This Georgia team wasn’t just a few stars doing the heavy lifting. Granted, the likes of Jordan Davis, Devonte Wyatt and Jalen Carter did their best at that. Shoot, after Carter blocked a field goal in the third quarter, he even turned around and served as the lead blocker on UGA’s first touchdown of the night.

How do you stop that? White and Cook were a major reason UGA finished the night with a 140-30 rushing advantage.

Of course, a big part of that disparity was because of the sack yards Alabama took. After it failed to record a single sack for the first time all year in the SEC Championship, Smart’s defense got to Bryce Young 3 times. Irrelevant was the fact that when Channing Tindal got to Young on third down in the red zone, it was UGA’s first sack of Young in 82 minutes of football.

Adjustments? Yeah, they were there. Pressures were mixed up. In his last game as UGA’s defensive coordinator, Dan Lanning’s defense looked a whole lot like the group that rewrote the record books in the regular season, and not like the group that had a bad afternoon in Atlanta.

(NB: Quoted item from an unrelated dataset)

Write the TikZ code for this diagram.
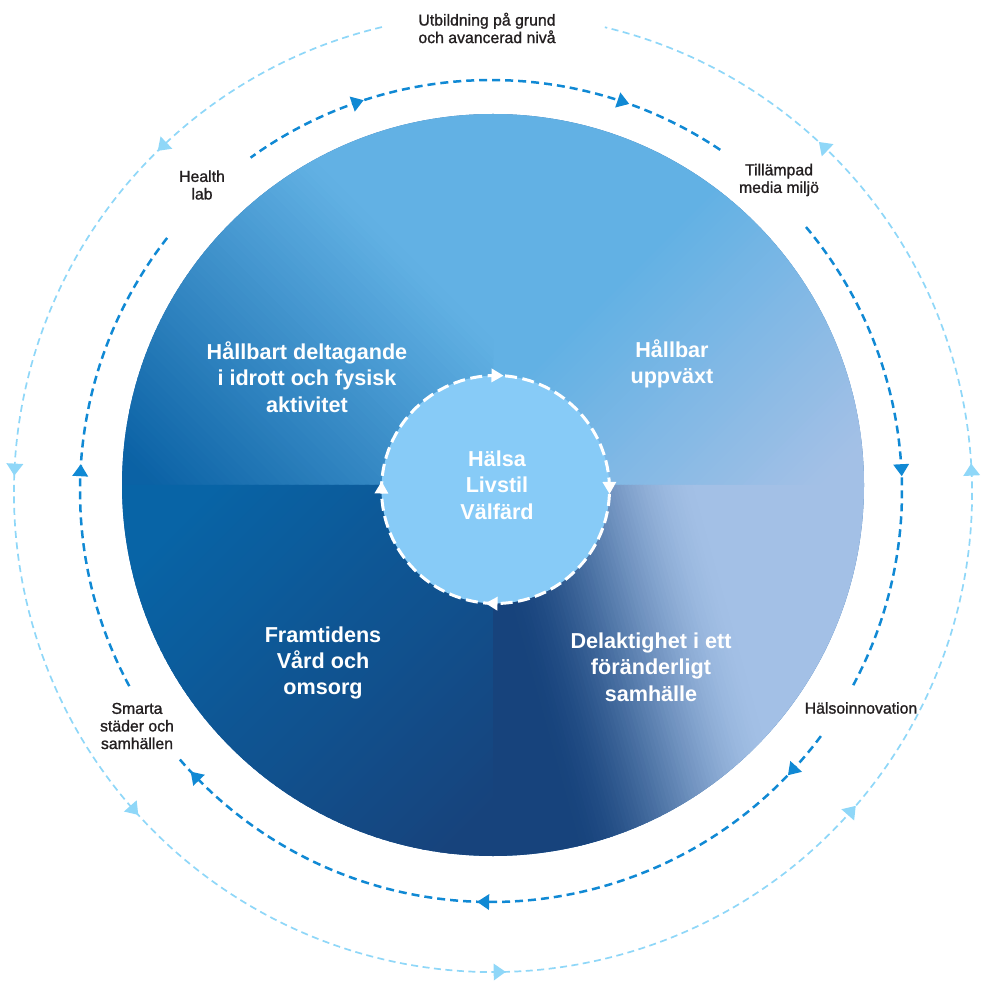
\documentclass[tikz,border=0pt]{standalone}
\usepackage{fontspec}
\setmainfont{Liberation Sans}
\newfontfamily\smallfont[FakeBold=1.2]{Liberation Sans}
\definecolor{lightblue}{HTML}{62B1E4}
\definecolor{tlDark}{HTML}{0B62A5}
\definecolor{peri}{HTML}{A3C0E6}
\definecolor{blDark}{HTML}{0864A6}
\definecolor{navy}{HTML}{17437C}
\definecolor{coreblue}{HTML}{87CBF7}
\definecolor{midring}{HTML}{1089D4}
\definecolor{outerring}{HTML}{8FD7F8}
\definecolor{labelgray}{HTML}{231F20}
\definecolor{diskbase}{HTML}{2F6FAE}

% linear colour band: #1 direction angle, #2 start, #3 end, #4 start colour, #5 end colour, #6 easing (0 linear, 1 smooth)
\newcommand\gradband[6]{%
  \begin{scope}[rotate=#1]
    \fill[#4] ({#2-3000},-3000) rectangle ({#2+1},3000);
    \fill[#5] ({#3},-3000) rectangle ({#3+3000},3000);
    \foreach \k in {0,...,59}{%
      \pgfmathsetmacro\pa{#2+(#3-#2)/60*\k}%
      \pgfmathsetmacro\pb{#2+(#3-#2)/60*(\k+1.4)}%
      \pgfmathsetmacro\tq{(\k+0.5)/60}%
      \pgfmathsetmacro\pc{100*((#6)*(3*\tq*\tq-2*\tq*\tq*\tq)+(1-(#6))*\tq)}%
      \fill[#5!\pc!#4] (\pa,-3000) rectangle (\pb,3000);
    }
  \end{scope}}

% triangle on a ring: #1 centre, #2 radius, #3 angle, #4 sense (+1 ccw, -1 cw), #5 width, #6 length, #7 colour
\newcommand\ringtri[7]{%
  \fill[#7, shift={#1}, rotate=#3]
    ({#2-(#5)/2},{0-(#4)*(#6)/2}) -- ({#2+(#5)/2},{0-(#4)*(#6)/2}) -- (#2,{(#4)*(#6)/2}) -- cycle;}

\tikzset{
  mainlab/.style={text=white, font=\bfseries\fontsize{12.3}{15}\selectfont, align=center, inner sep=0pt},
  smalllab/.style={text=labelgray, font=\smallfont\fontsize{9}{10}\selectfont, align=center, inner sep=0pt},
  midarc/.style={draw=midring, line width=0.05cm, dash pattern=on 0.16cm off 0.1cm},
  outerarc/.style={draw=outerring, line width=0.034cm, dash pattern=on 0.14cm off 0.09cm},
  corering/.style={draw=white, line width=0.06cm, dash pattern=on 0.24cm off 0.11cm}
}

\begin{document}
\begin{tikzpicture}[x=0.02cm, y=0.02cm]
\useasboundingbox (0,0) rectangle (990,988);

% ---- main disk ----
\fill[diskbase] (493,503) circle[radius=371];
% top-right quadrant
\begin{scope}
  \clip (493,503) -- ++(0:371) arc[start angle=0, end angle=90, radius=371] -- cycle;
  \gradband{-45}{-62}{221}{lightblue}{peri}{0}
\end{scope}
% top-left quadrant
\begin{scope}
  \clip (493,503) -- ++(90:371) arc[start angle=90, end angle=180, radius=371] -- cycle;
  \gradband{45}{465}{805}{tlDark}{lightblue}{0}
\end{scope}
% bottom-left quadrant
\begin{scope}
  \clip (493,503) -- ++(180:371) arc[start angle=180, end angle=270, radius=371] -- cycle;
  \gradband{-45}{-204}{221}{blDark}{navy}{0}
\end{scope}
% bottom-right quadrant
\begin{scope}
  \clip (493,503) -- ++(270:371) arc[start angle=270, end angle=360, radius=371] -- cycle;
  \gradband{15.7}{590}{810}{navy}{peri}{1}
\end{scope}

% ---- core circle ----
\fill[coreblue] (495.5,498.5) circle[radius=114];
\draw[corering] (495.5,498.5) circle[radius=114];
\ringtri{(495.5,498.5)}{114}{89}{-1}{14}{12}{white}
\ringtri{(495.5,498.5)}{114}{0.8}{-1}{14}{12}{white}
\ringtri{(495.5,498.5)}{114}{268}{-1}{14}{12}{white}
\ringtri{(495.5,498.5)}{114}{179}{-1}{14}{12}{white}

% ---- middle ring (clockwise) ----
\draw[midarc] (491,497) ++(56.1:411) arc[start angle=56.1, end angle=125.8, radius=411];
\draw[midarc] (491,497) ++(-28.2:411) arc[start angle=-28.2, end angle=40.3, radius=411];
\draw[midarc] (491,497) ++(220.8:411) arc[start angle=220.8, end angle=323.4, radius=411];
\draw[midarc] (491,497) ++(142:411) arc[start angle=142, end angle=208.6, radius=411];
\foreach \a in {108.9,71.2,2.9,-42.9,-91.1,-136.1,177.1}{
  \ringtri{(491,497)}{411}{\a}{-1}{16}{12}{midring}
}

% ---- outer ring (counter-clockwise) ----
\draw[outerarc] (493,495) ++(103.4:479) arc[start angle=103.4, end angle=436.5, radius=479];
\foreach \a in {133.7,177.2,221.5,270.8,318.5,2.8,46.4}{
  \ringtri{(493,495)}{479}{\a}{1}{17}{12}{outerring}
}

% ---- labels ----
\node[mainlab] (core) at (497,503) {Hälsa\\Livstil\\Välfärd};
\node[mainlab] (sport) at (307,611) {Hållbart deltagande\\i idrott och fysisk\\aktivitet};
\node[mainlab] (grow) at (672,624) {Hållbar\\uppväxt};
\node[mainlab] (care) at (323,325) {Framtidens\\Vård och\\omsorg};
\node[mainlab] (part) at (651,321) {Delaktighet i ett\\föränderligt\\samhälle};

\node[smalllab] (edu) at (487,960) {Utbildning på grund\\och avancerad nivå};
\node[smalllab] (health) at (202,803) {Health\\lab};
\node[smalllab] (media) at (779,808) {Tillämpad\\media miljö};
\node[smalllab] (smart) at (137,262) {Smarta\\städer och\\samhällen};
\node[smalllab] (innov) at (861,280) {Hälsoinnovation};
\end{tikzpicture}
\end{document}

Let’s give credit to where credit is due. Bennett, AKA the subject of the “can he win a national title?” question even into the fourth quarter on Monday night, delivered. Smart didn’t just double down. He tripled down on his guy. Anything short of a drought-ending victory and Smart would’ve had to eat that decision forever. In the 4th quarter, Bennett was 4-for-4 for 83 yards with 2 touchdowns.

Just the way Smart drew it up.

Nobody had to tell Bennett what Monday night meant. The Blackshear, Ga., native who grew up an hour and 20 minutes from Buck Belue, the last UGA quarterback to win a national title, had plenty of perspective.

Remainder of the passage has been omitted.